I’m a cat person, but I understand and accept that animal companionship comes in many different forms. And while I prefer not to consort with canines — they can be smelly, moist and occasionally dangerous from time to time — I’ve been told that some humans love them nonetheless.
In My Dog Stupid (Mon Chien Stupide, now playing at the Virtual Roxie), a monstrous mutt personifying the most unpleasant of canine characteristics brings chaos to the family of struggling writer Henri Mohen. Henri (played with grim determination by writer-director Yvan Attal) was once a best-selling author whose first novel broke sales records and won awards; since then he’s penned three terrible novels and film scripts that, he claims, he’ll “deny any connection too until the day I die”.
Henri’s family life is even less satisfying than his creative one. Wife Cecile (Attal’s real-life spouse Charlotte Gainsbourg, wonderful as always) is, if not exactly estranged, quite distant from her husband; his four late teen and adult children a wretched quartet Henri would “happily trade for a new Porsche.” Perhaps worst of all, his beloved bull terrier has recently been killed by the neighborhood doberman, leaving him near friendless.
Into this nest of smoldering unhappiness comes Stupid, a stray Neapolitan mastiff who invites himself into the house and immediately alienates everyone in the family — except Henri, who slowly begins to admire the dog’s ability to drive his annoying offspring away from him. Soon enough, the house is almost empty — and Henri’s writer’s block has become a thing of the past.
As wry and amusing — and, at times, surprisingly moving — as Attal’s dialogue is, the largely silent pup delivers the film’s star turn. Monstrous, gray and blessed with jowls that undulate across the screen like a giant tennis-playing blancmange, this dog is something else: it’s a sin he remains uncredited, because he deserves some recognition. It’s a shame the PATSY Awards are no longer a thing.

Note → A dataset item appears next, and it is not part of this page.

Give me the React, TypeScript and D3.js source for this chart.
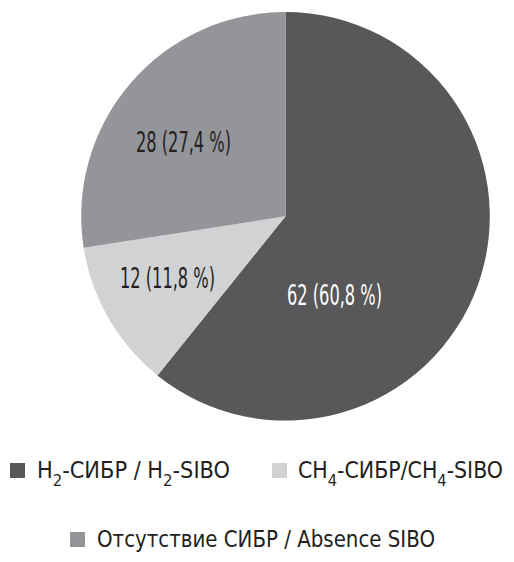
import React from "react";
import * as d3 from "d3";

const categories = ["H2-СИБР / H2-SIBO", "CH4-СИБР/CH4-SIBO", "Отсутствие СИБР / Absence SIBO"];
const values = [62, 12, 28];
const percents = ["60,8", "11,8", "27,4"];
const colors = ["#58585a", "#d1d2d4", "#949598"];
const textColors = ["#ffffff", "#231f20", "#231f20"];

// label placement relative to pie center (layout, not data)
const labelOffsets: [number, number][] = [
  [49, 89],
  [-118, 72],
  [-102, -64],
];

const W = 514;
const H = 562;
const cx = 285.5;
const cy = 216.3;
const R = 204.3;
const FONT = "'DejaVu Sans Condensed', 'Liberation Sans Narrow', 'Roboto', sans-serif";

export default function App() {
  const pie = d3.pie<number>().sort(null).value((d) => d)(values);
  const arc = d3.arc<d3.PieArcDatum<number>>().innerRadius(0).outerRadius(R);

  const legendText = (i: number) => {
    if (i === 0)
      return (
        <>
          <tspan>H</tspan>
          <tspan fontSize={16} dy={8}>2</tspan>
          <tspan dy={-8}>-СИБР / H</tspan>
          <tspan fontSize={16} dy={8}>2</tspan>
          <tspan dy={-8}>-SIBO</tspan>
        </>
      );
    if (i === 1)
      return (
        <>
          <tspan>CH</tspan>
          <tspan fontSize={16} dy={8}>4</tspan>
          <tspan dy={-8}>-СИБР/CH</tspan>
          <tspan fontSize={16} dy={8}>4</tspan>
          <tspan dy={-8}>-SIBO</tspan>
        </>
      );
    return <tspan>{categories[2]}</tspan>;
  };

  const legend = [
    { sx: 10, sy: 463, tx: 37, ty: 478, tl: 193 },
    { sx: 272, sy: 463, tx: 298, ty: 478, tl: 205 },
    { sx: 70, sy: 532, tx: 97, ty: 547, tl: 338 },
  ];

  return (
    <svg width={W} height={H} style={{ position: "absolute", left: 0, top: 0, background: "#fff" }}>
      <g transform={`translate(${cx},${cy})`}>
        {pie.map((p, i) => (
          <path key={i} d={arc(p) || ""} fill={colors[i]} />
        ))}
        {pie.map((p, i) => (
          <text
            key={"l" + i}
            x={labelOffsets[i][0]}
            y={labelOffsets[i][1]}
            textAnchor="middle"
            fontFamily={FONT}
            fontSize={28}
            fill={textColors[i]}
            textLength={95}
            lengthAdjust="spacingAndGlyphs"
          >
            {`${values[i]} (${percents[i]} %)`}
          </text>
        ))}
      </g>
      {legend.map((l, i) => (
        <g key={"lg" + i}>
          <rect x={l.sx} y={l.sy} width={15} height={15} fill={colors[i]} />
          <text
            x={l.tx}
            y={l.ty}
            fontFamily={FONT}
            fontSize={22.5}
            fill="#231f20"
            textLength={l.tl}
            lengthAdjust="spacingAndGlyphs"
          >
            {legendText(i)}
          </text>
        </g>
      ))}
    </svg>
  );
}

The United States has long since admitted its role in the overthrow of Iranian Prime Minister Mohammad Mosaddegh in 1953. The British government, however, continues to keep mum regarding their involvement, which is where Coup 53 (screening for one day only at Pacific Film Archive on Wednesday, Aug. 19) comes in.
Directed by Iranian emigre Taghi Amirani, Coup 53 pulls back the curtain on Norman Darbyshire, the mysterious agent most responsible for bringing down Mosaddegh and replacing him with the Shah in order to protect Britain’s oil interests. It’s a fascinating story, and as relevant as ever, with the blowback — the Islamic Revolution of 1979 — still obsessing America’s foreign policy elite in the 21st century. This is the best investigative documentary since last year’s Cold Case Hammarskjold.
Finally, Apocalypse ’45 (screening virtually at Rialto Cinemas Elmwood) does for World War II’s Pacific theater what Peter Jackson’s They Shall Not Grow Old did for the Great War’s Western front. Featuring interviews with two dozen nonagenarian and centenarian veterans and two hours worth of previously unseen (and color, or colorized) footage that wasn’t suitable for the home front while the war was on, it’s often grueling stuff. This is a must-see for WW II buffs, but you’ll probably want the kids to give this history lesson a miss.